SHORT PROBLEM: For each line that holds "matplotlib", copy the line out.

SUPPLIED DATA:
= = = = = = =
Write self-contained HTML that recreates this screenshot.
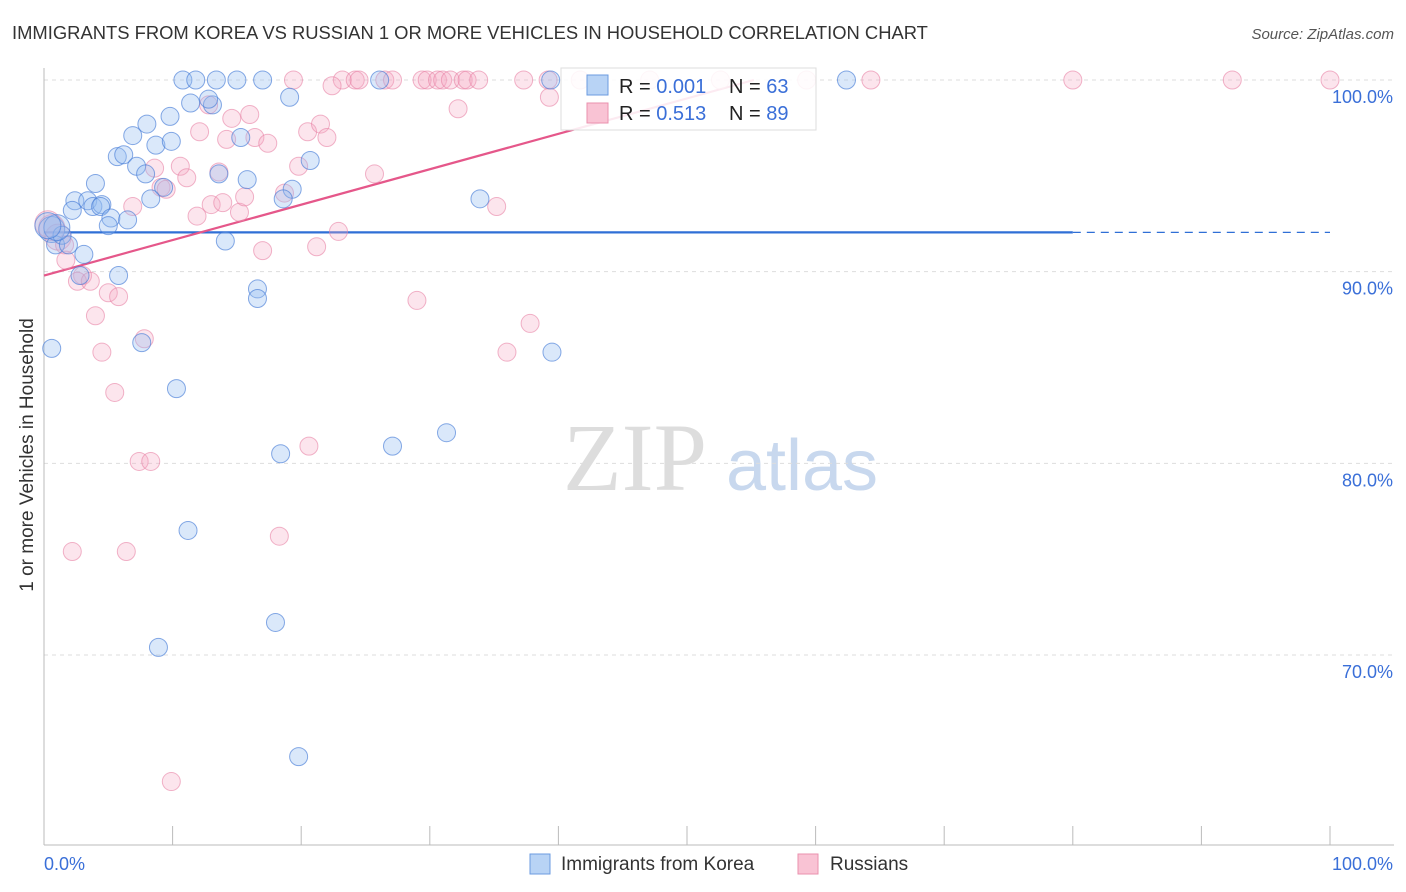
<!DOCTYPE html>
<html><head><meta charset="utf-8"><style>
body{margin:0;background:#fff;font-family:"Liberation Sans",sans-serif;}
svg{display:block}
</style></head><body>
<svg id="chart" width="1406" height="892">
<text x="12" y="39" font-size="18.4" fill="#333">IMMIGRANTS FROM KOREA VS RUSSIAN 1 OR MORE VEHICLES IN HOUSEHOLD CORRELATION CHART</text>
<text x="1394" y="39" font-size="15" fill="#555" font-style="italic" text-anchor="end">Source: ZipAtlas.com</text>
<text x="33" y="455" font-size="19" fill="#333" text-anchor="middle" transform="rotate(-90 33 455)">1 or more Vehicles in Household</text>
<g><text x="635" y="490" font-size="96" font-family="Liberation Serif,serif" fill="#ddd" text-anchor="middle">ZIP</text><text x="802" y="490" font-size="72" fill="#c8d8ee" text-anchor="middle">atlas</text></g>
<g id="grid"></g><g id="axes"></g><g id="lines"></g><g id="pts"></g>
<g>
<rect x="561" y="68" width="255" height="62" fill="rgba(255,255,255,0.88)" stroke="#ddd"/>
<rect x="587" y="75" width="21" height="20" fill="#b8d3f5" stroke="#6b9be0"/>
<rect x="587" y="103" width="21" height="20" fill="#f9c3d4" stroke="#ea90ae"/>
<text x="619" y="93" font-size="20" fill="#222">R = <tspan fill="#3a6fd8">0.001</tspan></text>
<text x="729" y="93" font-size="20" fill="#222">N = <tspan fill="#3a6fd8">63</tspan></text>
<text x="619" y="120" font-size="20" fill="#222">R = <tspan fill="#3a6fd8"> 0.513</tspan></text>
<text x="729" y="120" font-size="20" fill="#222">N = <tspan fill="#3a6fd8">89</tspan></text>
</g>
<g>
<rect x="530" y="854" width="20" height="20" fill="#b8d3f5" stroke="#6b9be0"/>
<text x="561" y="870" font-size="19" fill="#333">Immigrants from Korea</text>
<rect x="798" y="854" width="20" height="20" fill="#f9c3d4" stroke="#ea90ae"/>
<text x="830" y="870" font-size="19" fill="#333">Russians</text>
</g>
</svg>
<script>
const yTicks=[100,90,80,70];
const xTickCount=10;
const koreaX=[10.8,11.8,13.4,15,17,26.1,39.4,62.4,11.4,13.1,12.8,19.1,9.8,8,6.9,8.7,9.9,5.7,6.2,7.2,7.9,15.3,20.7,4,13.6,15.8,19.3,18.6,9.3,8.3,2.4,3.4,2.2,3.8,4.5,4.4,5.2,5,6.5,14.1,33.9,0.6,0.9,1.4,1.9,3.1,2.8,5.8,0.6,7.6,16.6,16.6,10.3,18.4,27.1,31.3,39.5,11.2,18,8.9,19.8,1,0.3];
const koreaY=[100,100,100,100,100,100,100,100,98.8,98.7,99,99.1,98.1,97.7,97.1,96.6,96.8,96,96.1,95.5,95.1,97,95.8,94.6,95.1,94.8,94.3,93.8,94.4,93.8,93.7,93.7,93.2,93.4,93.5,93.4,92.8,92.4,92.7,91.6,93.8,92.2,91.4,91.9,91.4,90.9,89.8,89.8,86.0,86.3,89.1,88.6,83.9,80.5,80.9,81.6,85.8,76.5,71.7,70.4,64.7,92.3,92.4];
const russX=[19.4,23.2,24.2,24.5,26.5,27.1,29.4,29.8,30.6,31,31.6,32.6,32.9,33.8,37.3,39.2,41.7,47.1,52.6,59.3,64.3,80,92.4,100,22.4,39.3,32.2,12.8,16,14.6,12.1,14.2,16.4,17.4,20.5,21.5,22,10.6,11.1,13.6,19.8,25.7,8.6,9.1,9.5,6.9,11.9,13,13.9,15.2,15.6,18.7,21.2,17,22.9,35.2,0.6,0.3,1.1,1.6,1.7,3,2.6,3.6,5,5.8,4,7.8,4.5,29,37.8,36,5.5,7.4,8.3,20.6,2.2,6.4,18.3,9.9];
const russY=[100,100,100,100,100,100,100,100,100,100,100,100,100,100,100,100,100,100,100,100,100,100,100,100,99.7,99.1,98.5,98.7,98.2,98,97.3,96.9,97,96.7,97.3,97.7,97,95.5,94.9,95.2,95.5,95.1,95.4,94.4,94.3,93.4,92.9,93.5,93.6,93.1,93.9,94.1,91.3,91.1,92.1,93.4,92.3,92.5,91.8,91.4,90.6,89.8,89.5,89.5,88.9,88.7,87.7,86.5,85.8,88.5,87.3,85.8,83.7,80.1,80.1,80.9,75.4,75.4,76.2,63.4];
const koreaTrend=[92.0,92.0];
const russTrend=[89.8,100];
const russTrendEndX=55.2;
const L=44,R=1330,T=80,B=845,Y0=60.09;
const sx=v=>L+(R-L)*v/100, sy=v=>T+(100-v)*(B-T)/(100-Y0);
const NS='http://www.w3.org/2000/svg';
function mk(tag,attrs,parent){const e=document.createElementNS(NS,tag);for(const k in attrs)e.setAttribute(k,attrs[k]);document.getElementById(parent).appendChild(e);return e;}
yTicks.forEach((t,i)=>{
 const g=mk('line',{x1:L,x2:1394,y1:sy(t),y2:sy(t),stroke:'#ddd','stroke-dasharray':'4,4'},'grid');
 
 
 const tx=mk('text',{x:1393,y:sy(t)+23,'font-size':18,fill:'#3a6fd8','text-anchor':'end'},'grid');
 tx.textContent=t.toFixed(1)+'%';
 
 
});
const ax=mk('line',{x1:L,x2:L,y1:68,y2:B,stroke:'#bbb'},'axes');


const bx=mk('line',{x1:L,x2:1394,y1:B,y2:B,stroke:'#bbb'},'axes');


for(let i=0;i<=xTickCount;i++){
 const tk=mk('line',{x1:sx(i*10),x2:sx(i*10),y1:826,y2:B,stroke:'#bbb'},'axes');
 
 
}
const x0=mk('text',{x:44,y:870,'font-size':18,fill:'#3a6fd8'},'axes');x0.textContent='0.0%';


const x1=mk('text',{x:1393,y:870,'font-size':18,fill:'#3a6fd8','text-anchor':'end'},'axes');x1.textContent='100.0%';


function pts(xs,ys,fill,stroke,name){
 xs.forEach((x,i)=>{
  const big=(x<1.2&&ys[i]<93&&ys[i]>91.5);
  const c=mk('circle',{cx:sx(x),cy:sy(ys[i]),r:big?13:9,fill:fill,stroke:stroke,'stroke-width':1},'pts');
  
  
 });
}
pts(russX,russY,'rgba(246,170,196,0.3)','rgba(232,130,165,0.6)','russians-point');
pts(koreaX,koreaY,'rgba(150,190,240,0.35)','rgba(70,125,215,0.65)','korea-point');
const kl=mk('line',{x1:sx(0),x2:sx(80),y1:sy(koreaTrend[0])-1,y2:sy(koreaTrend[1])-1,stroke:'#2f6fd6','stroke-width':2.2},'lines');


const kd=mk('line',{x1:sx(80),x2:sx(100),y1:sy(koreaTrend[1])-1,y2:sy(koreaTrend[1])-1,stroke:'#2f6fd6','stroke-width':1.2,'stroke-dasharray':'8,6'},'lines');


const rl=mk('line',{x1:sx(0),x2:sx(russTrendEndX),y1:sy(russTrend[0]),y2:sy(russTrend[1]),stroke:'#e5578a','stroke-width':2.2},'lines');


</script>
</body></html>
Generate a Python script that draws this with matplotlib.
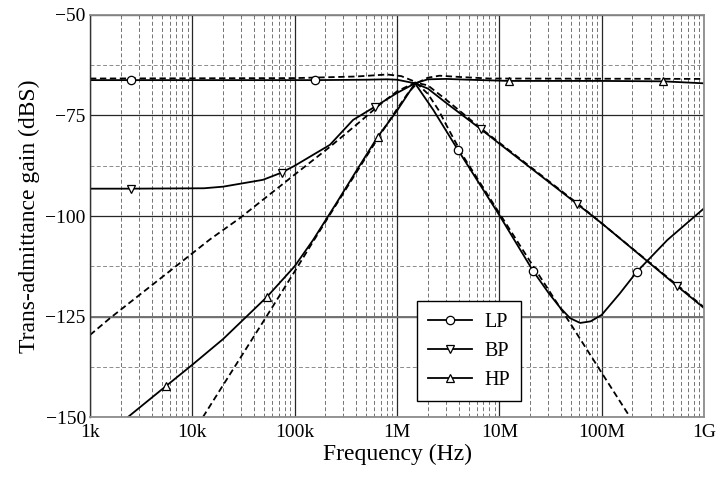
import matplotlib
matplotlib.use("Agg")
import matplotlib.pyplot as plt
from matplotlib.ticker import FixedLocator, FixedFormatter, LogLocator, MultipleLocator, NullFormatter

plt.rcParams['font.family'] = ['Liberation Serif', 'DejaVu Serif']

# ---- data (frequency in Hz, gain in dBS) ----
lp_f = [1e3, 2.5e3, 158e3, 500e3, 800e3, 1.0e6, 1.2e6, 1.5e6, 2.26e6, 3.95e6, 10e6, 21.4e6,
        30e6, 39e6, 49e6, 61.6e6, 78e6, 100e6, 150e6, 220e6, 437e6, 1e9]
lp_db = [-66.2, -66.2, -66.2, -66.1, -66.0, -66.1, -66.5, -67.0, -73.6, -83.6, -99.8, -113.7,
         -119.0, -122.7, -125.4, -126.6, -126.2, -124.6, -119.3, -113.9, -106.0, -98.1]
lp_marks = [1, 2, 9, 11, 19]

lp_ideal_f = [1e3, 100e3, 400e3, 800e3, 1.1e6, 1.5e6, 2.0e6, 2.54e6, 3.2e6, 4.45e6, 10e6,
              20e6, 49e6, 100e6, 189e6]
lp_ideal_db = [-65.8, -65.7, -65.3, -64.8, -65.2, -66.6, -69.6, -73.6, -78.5, -85.2, -99.3,
               -111.3, -126.6, -139.0, -150.0]

bp_f = [1e3, 2.5e3, 13e3, 20e3, 49e3, 74.6e3, 100e3, 221e3, 372e3, 610e3, 1.0e6, 1.5e6,
        2.0e6, 3.0e6, 6.6e6, 10e6, 57.5e6, 100e6, 545e6, 1e9]
bp_db = [-93.2, -93.2, -93.1, -92.7, -91.0, -89.2, -87.5, -82.3, -76.1, -72.8, -69.4, -67.0,
         -68.3, -71.8, -78.4, -82.0, -97.0, -101.8, -117.4, -122.9]
bp_marks = [1, 5, 9, 14, 16, 18]

bp_ideal_f = [1e3, 1.57e3, 4.84e3, 14.9e3, 29.2e3, 100e3, 221e3, 437e3, 700e3, 1.0e6, 1.5e6,
              2.0e6, 3.0e6, 6.6e6, 57.5e6, 1e9]
bp_ideal_db = [-129.6, -125.4, -115.6, -105.8, -100.5, -89.7, -82.8, -76.5, -72.0, -69.0, -66.8,
               -67.5, -71.0, -78.2, -96.8, -122.7]

hp_f = [2.35e3, 5.53e3, 10e3, 20e3, 53.7e3, 100e3, 151e3, 250e3, 400e3, 648e3, 1e6, 1.5e6,
        2.0e6, 3e6, 5e6, 12.3e6, 100e6, 398e6, 1e9]
hp_db = [-150.0, -142.3, -137.0, -130.6, -120.1, -112.5, -106.0, -97.2, -88.8, -80.3, -73.8,
         -67.0, -66.0, -65.9, -66.1, -66.4, -66.4, -66.5, -67.0]
hp_marks = [1, 4, 9, 15, 17]

hp_ideal_f = [12.7e3, 51.5e3, 100e3, 151e3, 198e3, 400e3, 683e3, 1e6, 1.3e6, 1.6e6, 2e6, 2.6e6,
              4e6, 8e6, 1e9]
hp_ideal_db = [-150.0, -125.5, -113.8, -106.4, -101.6, -89.2, -79.8, -73.4, -69.2, -66.8, -65.6,
               -65.1, -65.4, -65.8, -65.9]

x_ticks = [1e3, 1e4, 1e5, 1e6, 1e7, 1e8, 1e9]
x_labels = ["1k", "10k", "100k", "1M", "10M", "100M", "1G"]
y_ticks = [-150, -125, -100, -75, -50]
y_labels = ["\u2212150", "\u2212125", "\u2212100", "\u221275", "\u221250"]

# ---- figure ----
fig = plt.figure(figsize=(7.2, 4.79), dpi=100)
ax = fig.add_axes([0.125, 0.1294, 0.8528, 0.8393])

ax.set_xscale("log")
ax.set_xlim(1e3, 1e9)
ax.set_ylim(-150, -50)

ax.xaxis.set_major_locator(FixedLocator(x_ticks))
ax.xaxis.set_major_formatter(FixedFormatter(x_labels))
ax.xaxis.set_minor_locator(LogLocator(base=10, subs=range(2, 10), numticks=20))
ax.xaxis.set_minor_formatter(NullFormatter())
ax.yaxis.set_major_locator(FixedLocator(y_ticks))
ax.yaxis.set_major_formatter(FixedFormatter(y_labels))
ax.yaxis.set_minor_locator(MultipleLocator(12.5))

ax.grid(which="major", color="0.15", lw=0.9, ls="-")
ax.grid(which="minor", axis="x", color="0.45", lw=0.7, ls=(0, (4, 2.5)))
ax.grid(which="minor", axis="y", color="0.55", lw=0.7, ls=(0, (4, 2.5)))
ax.axhline(-125, color="0.45", lw=1.4, zorder=0.6)
ax.set_axisbelow(True)

ax.tick_params(which="both", length=0, labelsize=14, colors="black")
ax.tick_params(axis="x", pad=5)
ax.tick_params(axis="y", pad=3)

for side in ["top", "right", "bottom"]:
    ax.spines[side].set_color("0.55")
    ax.spines[side].set_linewidth(1.3)
ax.spines["left"].set_color("0.2")
ax.spines["left"].set_linewidth(1.0)

dash = (0, (3.5, 2.0))
lw = 1.3
mk = dict(markersize=6, markerfacecolor="white", markeredgecolor="black", markeredgewidth=0.9)

ax.plot(lp_ideal_f, lp_ideal_db, color="black", lw=lw, ls=dash)
ax.plot(bp_ideal_f, bp_ideal_db, color="black", lw=lw, ls=dash)
ax.plot(hp_ideal_f, hp_ideal_db, color="black", lw=lw, ls=dash)

ax.plot(lp_f, lp_db, color="black", lw=lw, marker="o", markevery=lp_marks, label="LP", **mk)
ax.plot(bp_f, bp_db, color="black", lw=lw, marker="v", markevery=bp_marks, label="BP", **mk)
ax.plot(hp_f, hp_db, color="black", lw=lw, marker="^", markevery=hp_marks, label="HP", **mk)

leg = ax.legend(loc="lower left", bbox_to_anchor=(0.5326, 0.0398), borderaxespad=0,
                fontsize=14.5, fancybox=False, framealpha=1, edgecolor="black",
                handlelength=2.2, handletextpad=0.6, labelspacing=0.5, borderpad=0.55,
                numpoints=1)
leg.get_frame().set_linewidth(1.0)

ax.set_xlabel("Frequency (Hz)", fontsize=17, labelpad=2)
ax.set_ylabel("Trans-admittance gain (dBS)", fontsize=17, labelpad=4)

fig.savefig("out.png", dpi=100)
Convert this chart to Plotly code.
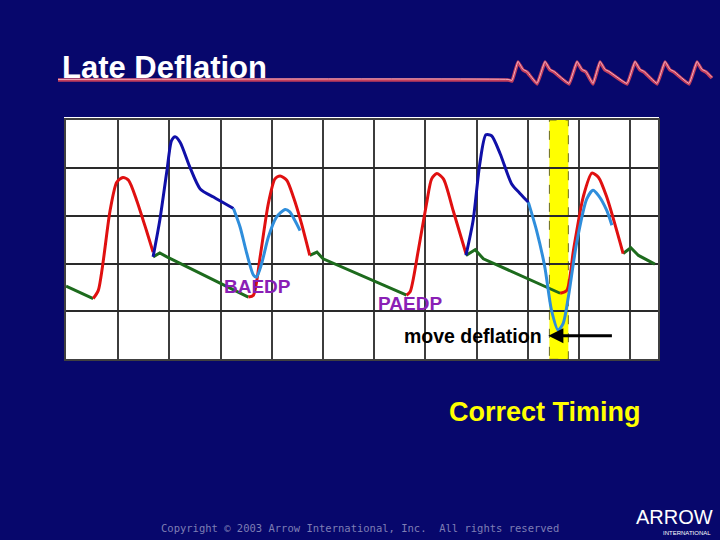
= = = = = = =
PROBLEM SOLUTION:
Generate a Python script that draws this with matplotlib.
import matplotlib
matplotlib.use("Agg")
import matplotlib.pyplot as plt
from matplotlib.ticker import FixedLocator, FixedFormatter, LogLocator, MultipleLocator, NullFormatter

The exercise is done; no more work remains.